What is needed:
Retype only the lines running from the line that contains "Generate a Python" to the line that contains "plt.rcParams['font.family'] = ['Liberation", inclusive, and leave the pictures behind.

==== Stored data

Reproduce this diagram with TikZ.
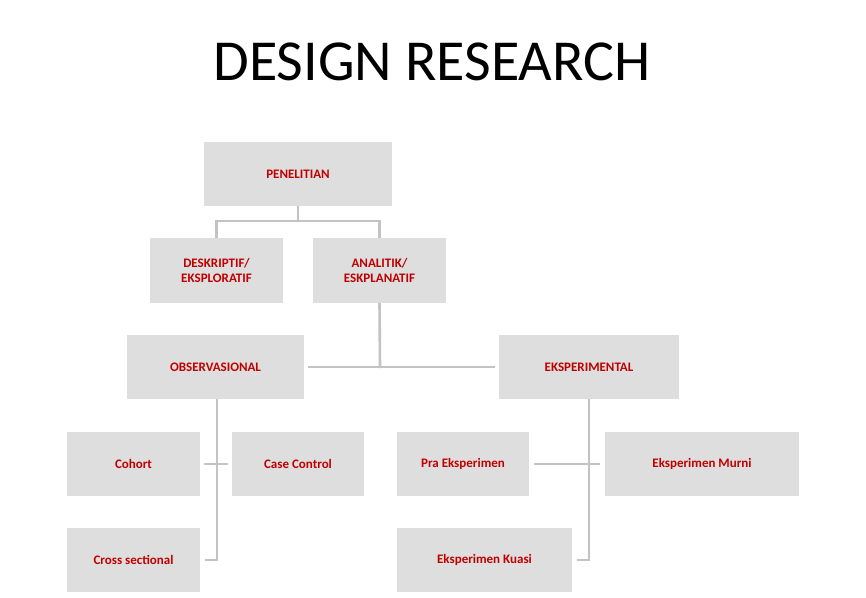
\documentclass[tikz,border=0pt]{standalone}
\usepackage{fontspec}
\setmainfont{Carlito}
\definecolor{boxg}{HTML}{DEDEDE}
\definecolor{lineg}{HTML}{C3C3C3}
\definecolor{txtred}{HTML}{C00000}
\begin{document}
\begin{tikzpicture}[x=1pt,y=-1pt,
  bx/.style={fill=boxg,draw=none,inner sep=0pt,text=txtred,font=\fontsize{13}{15.5}\selectfont\bfseries,align=center},
  ln/.style={draw=lineg,line width=2.6pt}]
\useasboundingbox (0,0) rectangle (866,597);
\fill[white] (0,0) rectangle (866,597);
\node[font=\fontsize{58}{60}\selectfont] (title) at (432,62) {DESIGN RESEARCH};
\newcommand\bxat[6]{\node[bx,minimum width=#4pt,minimum height=#5pt] (#1) at (#2,#3) {#6};}
\bxat{pen}{298}{174}{188}{64}{PENELITIAN}
\bxat{des}{216.5}{270.5}{133}{65}{DESKRIPTIF/\\EKSPLORATIF}
\bxat{ana}{379.5}{270.5}{133}{65}{ANALITIK/\\ESKPLANATIF}
\bxat{obs}{215.5}{367}{177}{64}{OBSERVASIONAL}
\bxat{eks}{589}{367}{180}{64}{EKSPERIMENTAL}
\bxat{coh}{133.5}{464}{133}{64}{Cohort}
\bxat{cc}{298}{464}{132}{64}{Case Control}
\bxat{cs}{133.5}{560}{133}{64}{Cross sectional}
\bxat{pra}{463}{464}{132}{64}{Pra Eksperimen}
\bxat{mur}{702}{464}{194}{64}{Eksperimen Murni}
\bxat{kua}{484.5}{560}{175}{64}{Eksperimen Kuasi}
\coordinate (j1) at (298,221);
\draw[ln] (pen.south) -- (j1);
\draw[ln] (des.north) |- (j1) -| (ana.north);
\coordinate (j2) at (380,368);
\draw[ln] (ana.south) -- (j2);
\draw[ln] ([xshift=4pt]obs.east) -- ([xshift=-4pt]eks.west);
\coordinate (o1) at (217,560);
\draw[ln] (217,399) -- (o1) -- ([xshift=5pt]cs.east);
\draw[ln] ([xshift=4pt]coh.east) -- ([xshift=-4pt]cc.west);
\coordinate (e1) at (589,560);
\draw[ln] (589,399) -- (e1) -- ([xshift=5pt]kua.east);
\draw[ln] ([xshift=5pt]pra.east) -- ([xshift=-5pt]mur.west);
\end{tikzpicture}
\end{document}
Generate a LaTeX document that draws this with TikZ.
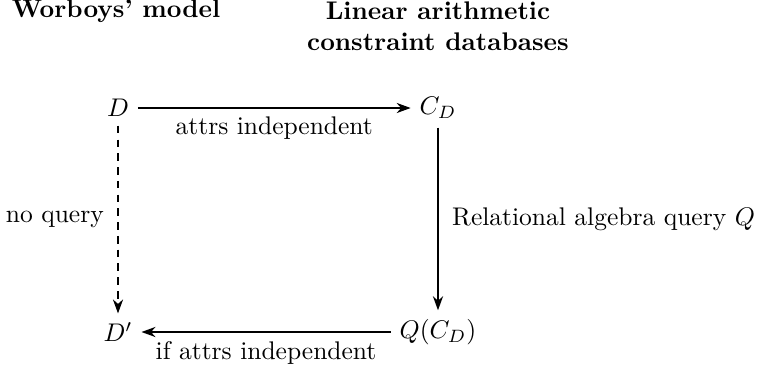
\documentclass[tikz,border=0pt]{standalone}
\usepackage{amsmath}
\usepackage{amssymb}
\usepackage{xcolor}
\usepackage{tikz}
\usetikzlibrary{shapes,arrows.meta,positioning,calc,fit}

\begin{document}
\begin{tikzpicture}[
        x=0.392pt, y=-0.392pt,
        obj/.style={inner sep=3.33pt},
        head/.style={font=\bfseries, align=center},
        arrow/.style={-{Stealth[length=5.5pt, width=4pt]}, line width=0.5pt},
        noarrow/.style={arrow, dash pattern=on 3pt off 2.4pt}
    ]
        \useasboundingbox (0,0) rectangle (759,370);

        % Column heads
        \node[head] (hw) at (116,11) {Worboys' model};
        \node[head] (hl) at (438,26) {Linear arithmetic\\constraint databases};

        % Objects
        \node[obj] (d) at (118,108) {$D$};
        \node[obj] (cd) at (438,108) {$C_D$};
        \node[obj] (dp) at (118,332) {$D'$};
        \node[obj] (qcd) at (438,332) {$Q(C_D)$};

        % Connections
        \draw[arrow] (d) -- node[below] {attrs independent} (cd);
        \draw[arrow] (cd) -- node[right=2pt] {Relational algebra query $Q$} (qcd);
        \draw[arrow] (qcd) -- node[below] {if attrs independent} (dp);
        \draw[noarrow] (d) -- node[left=2pt] {no query} (dp);

    \end{tikzpicture}
\end{document}
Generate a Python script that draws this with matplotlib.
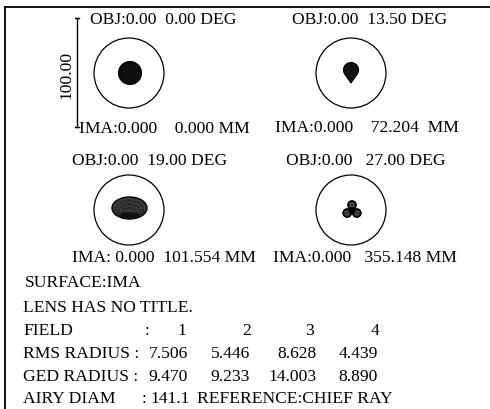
import matplotlib.pyplot as plt
import numpy as np
from matplotlib.patches import Circle, Ellipse, Polygon

plt.rcParams['font.family'] = ['Liberation Serif', 'DejaVu Serif']

# spot diagram summary
fields = [1, 2, 3, 4]
obj_deg = [0.00, 13.50, 19.00, 27.00]
ima_mm = [0.000, 72.204, 101.554, 355.148]
rms_radius = [7.506, 5.446, 8.628, 4.439]
geo_radius = [9.470, 9.233, 14.003, 8.890]
airy_diam = 141.1
scale_bar = 100.00

FS = 12.6

fig = plt.figure(figsize=(4.9, 4.09), dpi=100)
ax = fig.add_axes([0, 0, 1, 1])
ax.set_xlim(0, 490)
ax.set_ylim(409, 0)
ax.axis('off')

# frame (top and left only)
ax.plot([5, 490], [7, 7], color='black', lw=1.3)
ax.plot([5, 5], [7, 409], color='black', lw=1.3)

# panel layout in pixels
centers = [(129, 73), (351, 73), (129, 210), (351, 210)]
obj_pos = [(90, 20), (292, 20), (72, 161), (286, 161)]
ima_pos = [(79, 129), (275, 128), (72, 258), (273, 258)]
obj_fmt = ['OBJ:0.00  {:.2f} DEG', 'OBJ:0.00  {:.2f} DEG',
           'OBJ:0.00  {:.2f} DEG', 'OBJ:0.00   {:.2f} DEG']
ima_fmt = ['IMA:0.000    {:.3f} MM', 'IMA:0.000    {:.3f}  MM',
           'IMA: 0.000  {:.3f} MM', 'IMA:0.000   {:.3f} MM']

for i in range(4):
    cx, cy = centers[i]
    ax.add_patch(Circle((cx, cy), 35, fill=False, ec='black', lw=0.9))
    ax.text(*obj_pos[i], obj_fmt[i].format(obj_deg[i]), fontsize=FS,
            ha='left', va='center')
    ax.text(*ima_pos[i], ima_fmt[i].format(ima_mm[i]), fontsize=FS,
            ha='left', va='center')

# field 1: round spot
cx, cy = centers[0]
ax.add_patch(Circle((cx + 1, cy), 11.5, fc='#0d0d0d', ec='black', lw=0.8))
for r in [4, 7]:
    ax.add_patch(Circle((cx + 1, cy), r, fill=False, ec='#3a3a3a', lw=0.3, ls=':'))

# field 2: teardrop pointing down
cx, cy = centers[1]
c = np.array([cx, cy - 3.0])
r = 7.5
tip = np.array([cx, cy + 10.0])
half = np.degrees(np.arccos(r / np.linalg.norm(tip - c)))
ang = np.radians(np.linspace(90 + half, 450 - half, 60))
pts = np.column_stack([c[0] + r * np.cos(ang), c[1] + r * np.sin(ang)])
pts = np.vstack([tip, pts])
ax.add_patch(Polygon(pts, closed=True, fc='#121212', ec='black', lw=0.8))

# field 3: flattened elliptical spot, denser toward the bottom
cx, cy = centers[2]
ax.add_patch(Ellipse((cx + 0.5, cy - 2), 35, 22, fc='#383838', ec='black', lw=1.0))
for s in [0.8, 0.6, 0.4]:
    ax.add_patch(Ellipse((cx + 0.5, cy - 2 + 7 * (1 - s)), 35 * s, 22 * s,
                         fill=False, ec='#0a0a0a', lw=0.8, ls=':'))
ax.add_patch(Ellipse((cx + 0.5, cy + 5.5), 20, 7, fc='#111111', ec='none'))

# field 4: three-lobed spot
cx, cy = centers[3]
lobes = [(cx + 1, cy - 5), (cx - 3.8, cy + 3), (cx + 5.8, cy + 3)]
for lx, ly in lobes:
    ax.add_patch(Circle((lx, ly), 4.2, fc='#2a2a2a', ec='black', lw=1.0))
    ax.add_patch(Circle((lx, ly), 1.8, fill=False, ec='#666666', lw=0.5))
ax.add_patch(Circle((cx + 1, cy + 0.5), 3.5, fc='black', ec='none'))

# scale bar
ax.plot([77, 77], [18, 127], color='black', lw=1.0)
ax.plot([75, 79], [18, 18], color='black', lw=1.0)
ax.plot([75, 79], [127, 127], color='black', lw=1.0)
ax.text(66, 75, '{:.2f}'.format(scale_bar), fontsize=FS, rotation=90,
        ha='center', va='center')

# summary block
ax.text(25, 283, 'SURFACE:IMA', fontsize=FS, va='center')
ax.text(23, 308, 'LENS HAS NO TITLE.', fontsize=FS, va='center')

ax.text(23, 331, 'FIELD', fontsize=FS, va='center')
ax.text(147, 331, ':', fontsize=FS, va='center', ha='center')
ax.text(23, 354, 'RMS RADIUS :', fontsize=FS, va='center')
ax.text(23, 377, 'GED RADIUS :', fontsize=FS, va='center')

field_x = [186, 251, 314, 379]
value_x = [188, 250, 317, 378]
for j in range(4):
    ax.text(field_x[j], 331, str(fields[j]), fontsize=FS, va='center', ha='right')
    ax.text(value_x[j], 354, '{:.3f}'.format(rms_radius[j]), fontsize=FS,
            va='center', ha='right')
    ax.text(value_x[j], 377, '{:.3f}'.format(geo_radius[j]), fontsize=FS,
            va='center', ha='right')

ax.text(23, 399, 'AIRY DIAM', fontsize=FS, va='center')
ax.text(142, 399, ':', fontsize=FS, va='center')
ax.text(150, 399, '{:.1f}'.format(airy_diam), fontsize=FS, va='center', ha='left')
ax.text(197, 399, 'REFERENCE:CHIEF RAY', fontsize=FS, va='center')

fig.savefig('out.png', dpi=100)
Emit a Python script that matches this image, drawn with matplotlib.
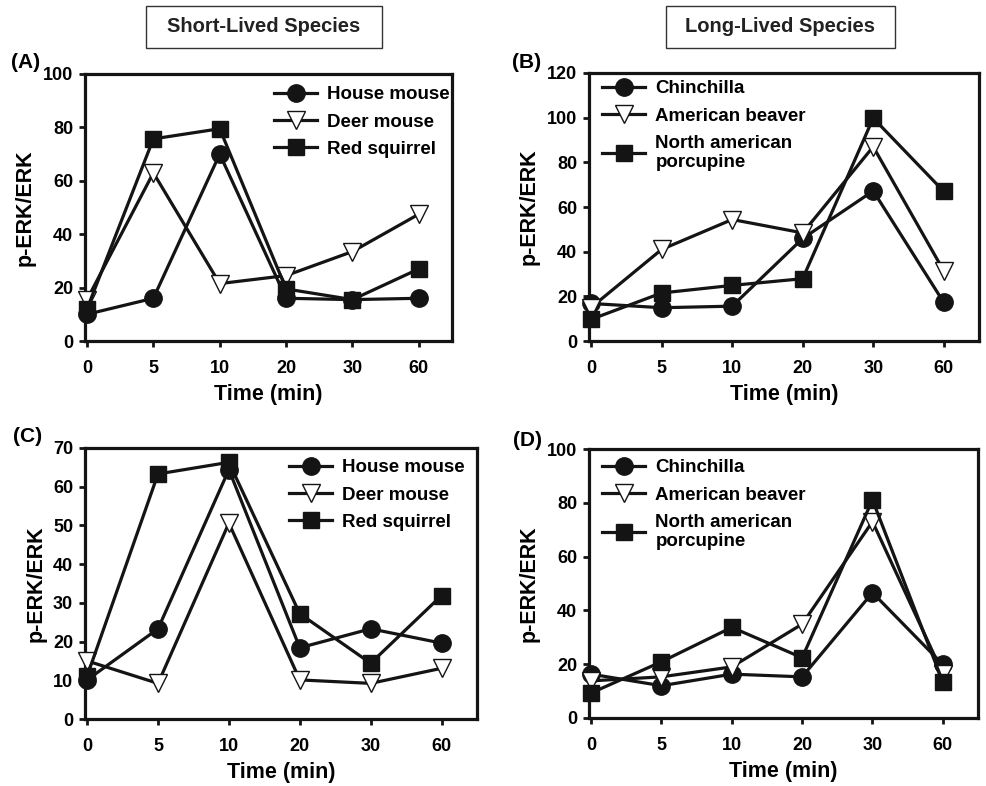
import numpy as np
import matplotlib
matplotlib.use("Agg")
import matplotlib.pyplot as plt
from matplotlib.patches import Rectangle

# ------------------------------------------------------------------
# Data
# ------------------------------------------------------------------
time_labels = ["0", "5", "10", "20", "30", "60"]

short_names = ["House mouse", "Deer mouse", "Red squirrel"]
long_names = ["Chinchilla", "American beaver", "North american\nporcupine"]

# Panel A: short-lived species
a_house = [10, 16, 70, 16, 15.5, 16]
a_deer = [15.5, 63, 21.5, 24.5, 33.5, 47.5]
a_squirrel = [12, 75.7, 79.5, 19.5, 15.5, 27]

# Panel B: long-lived species
b_chin = [16.8, 14.9, 15.6, 45.9, 67.2, 17.3]
b_beaver = [15, 41, 54.4, 48.4, 87, 31.4]
b_porc = [9.7, 21.5, 24.9, 27.9, 99.8, 67]

# Panel C: short-lived species
c_house = [10.1, 23.3, 64.4, 18.4, 23.3, 19.6]
c_deer = [15, 9.2, 50.6, 10.1, 9.2, 13.1]
c_squirrel = [11.1, 63.3, 66.3, 27.2, 14.4, 31.9]

# Panel D: long-lived species
d_chin = [16.3, 12, 16.3, 15.3, 46.6, 19.9]
d_beaver = [13.8, 15.3, 19, 34.9, 73, 16.5]
d_porc = [9.3, 20.9, 33.7, 22.4, 81.1, 13.4]

# ------------------------------------------------------------------
# Style
# ------------------------------------------------------------------
plt.rcParams["font.family"] = ["Liberation Sans", "DejaVu Sans"]
plt.rcParams["font.weight"] = "bold"
ink = "#141414"
styles = [
    dict(marker="o", ms=12.5, mfc=ink, mec=ink),
    dict(marker="v", ms=12.5, mfc="white", mec=ink, mew=1.0),
    dict(marker="s", ms=11.5, mfc=ink, mec=ink),
]

W, H = 987, 786
fig = plt.figure(figsize=(W / 100, H / 100), dpi=100)


def px_axes(left, right, top, bottom):
    return fig.add_axes([left / W, 1 - bottom / H, (right - left) / W, (bottom - top) / H])


def draw_panel(ax, series, names, ymax, ystep, leg_anchor, tag, tag_xy):
    x = np.arange(len(time_labels))
    for vals, name, st in zip(series, names, styles):
        ax.plot(x, vals, color=ink, lw=2.3, label=name, clip_on=False, zorder=3, **st)
    ax.set_xlim(-0.03, 5.5)
    ax.set_ylim(0, ymax)
    ax.set_xticks(x)
    ax.set_xticklabels(time_labels)
    ax.set_yticks(np.arange(0, ymax + 1, ystep))
    for sp in ax.spines.values():
        sp.set_linewidth(2.3)
        sp.set_color(ink)
    ax.tick_params(direction="out", length=4.5, width=2, color=ink, labelsize=13)
    ax.tick_params(axis="x", pad=9)
    ax.tick_params(axis="y", pad=4)
    for lab in ax.get_xticklabels() + ax.get_yticklabels():
        lab.set_fontweight("bold")
    ax.set_xlabel("Time (min)", fontsize=15.5, fontweight="bold", labelpad=5)
    ax.set_ylabel("p-ERK/ERK", fontsize=15.5, fontweight="bold", labelpad=5)
    leg = ax.legend(loc="upper left", bbox_to_anchor=leg_anchor, frameon=False,
                    fontsize=13.5, handlelength=2.3, handletextpad=0.55,
                    labelspacing=0.55, borderpad=0, borderaxespad=0)
    for t in leg.get_texts():
        t.set_fontweight("bold")
    fig.text(tag_xy[0] / W, 1 - tag_xy[1] / H, tag, fontsize=15, fontweight="bold",
             ha="center", va="center")


axA = px_axes(85, 452, 74, 341)
axB = px_axes(589, 979, 73, 341)
axC = px_axes(85, 477, 448, 719)
axD = px_axes(589, 978, 449, 718)

draw_panel(axA, [a_house, a_deer, a_squirrel], short_names, 100, 20,
           ((274 - 85) / 367, (341 - 86) / 267), "(A)", (26, 63))
draw_panel(axB, [b_chin, b_beaver, b_porc], long_names, 120, 20,
           ((602 - 589) / 390, (341 - 80) / 268), "(B)", (527, 62))
draw_panel(axC, [c_house, c_deer, c_squirrel], short_names, 70, 10,
           ((289 - 85) / 392, (719 - 459) / 271), "(C)", (28, 437))
draw_panel(axD, [d_chin, d_beaver, d_porc], long_names, 100, 20,
           ((602 - 589) / 389, (718 - 459) / 269), "(D)", (527, 440))

# Header boxes
for (x0, x1), label in [((146, 382), "Short-Lived Species"), ((666, 895), "Long-Lived Species")]:
    fig.patches.append(Rectangle((x0 / W, 1 - 48 / H), (x1 - x0) / W, 42 / H,
                                 transform=fig.transFigure, fill=False,
                                 edgecolor="#333333", lw=1.0))
    fig.text((x0 + x1) / 2 / W, 1 - 27 / H, label, fontsize=14.5, fontweight="bold",
             ha="center", va="center", color="#222222")

fig.savefig("out.png", dpi=100)
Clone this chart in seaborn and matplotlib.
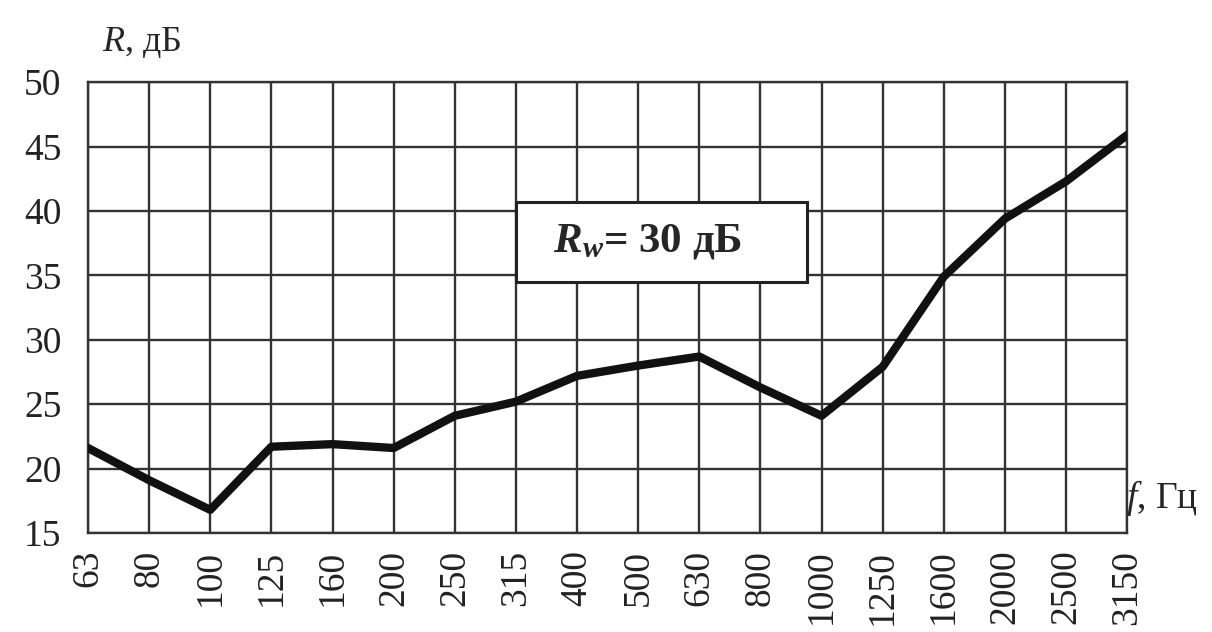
import pandas as pd
import seaborn as sns
import matplotlib.pyplot as plt
from matplotlib.patches import Rectangle

# частоты (третьоктавные полосы), Гц
freqs = ["63", "80", "100", "125", "160", "200", "250", "315", "400", "500",
         "630", "800", "1000", "1250", "1600", "2000", "2500", "3150"]
# звукоизоляция R, дБ
r_values = [21.6, 19.1, 16.8, 21.7, 21.9, 21.6, 24.1, 25.2, 27.2, 28.0,
            28.7, 26.3, 24.1, 27.9, 34.9, 39.4, 42.3, 45.9]
y_ticks = [15, 20, 25, 30, 35, 40, 45, 50]

df = pd.DataFrame({"f": freqs, "R": r_values})

sns.set_style("white")
plt.rcParams["font.family"] = ["Liberation Serif", "DejaVu Serif"]
plt.rcParams["mathtext.fontset"] = "custom"
plt.rcParams["mathtext.it"] = "Liberation Serif:italic"
plt.rcParams["mathtext.bfit"] = "Liberation Serif:italic:bold"
plt.rcParams["mathtext.rm"] = "Liberation Serif"
plt.rcParams["mathtext.bf"] = "Liberation Serif:bold"

fig = plt.figure(figsize=(12.12, 6.32), dpi=100)
ax = fig.add_axes([0.0726, 0.1566, 0.8574, 0.7134])

grid_c = "#333333"
sns.lineplot(data=df, x="f", y="R", ax=ax, color="#111111", linewidth=6,
             sort=False, zorder=5)

ax.set_xlim(0, len(freqs) - 1)
ax.set_ylim(15, 50)
ax.set_yticks(y_ticks)
ax.set_xticks(range(len(freqs)))
ax.set_xticklabels(freqs, rotation=90)
ax.grid(True, color=grid_c, linewidth=1.7)
for s in ax.spines.values():
    s.set_color(grid_c)
    s.set_linewidth(1.7)
ax.tick_params(axis="both", which="major", labelsize=27, colors="#222222",
               length=9, width=1.7, direction="out")
ax.tick_params(axis="y", pad=10)
ax.tick_params(axis="x", pad=3)
ax.tick_params(axis="both", color=grid_c)
ax.set_xlabel("")
ax.set_ylabel("")

fig.text(0.084, 0.933, r"$\mathit{R}$, дБ", fontsize=26, ha="left", va="center")
fig.text(0.929, 0.212, r"$\mathit{f}$, Гц", fontsize=27, ha="left", va="center")

# рамка с индексом
ax.add_patch(Rectangle((7.0, 34.45), 4.77, 6.25, facecolor="white",
                       edgecolor="#222222", linewidth=2.2, zorder=6))
ax.text(9.15, 37.6, r"$\mathbfit{R}_{\mathbfit{w}}$= 30 дБ", fontsize=31,
        fontweight="bold", ha="center", va="center", zorder=7)

plt.savefig("out.png", dpi=100)
plt.close()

========

Finished task:
Generate a Python script that draws this with matplotlib.
import matplotlib.pyplot as plt
import numpy as np
from matplotlib.patches import Circle, Ellipse, Polygon

plt.rcParams['font.family'] = ['Liberation Serif', 'DejaVu Serif']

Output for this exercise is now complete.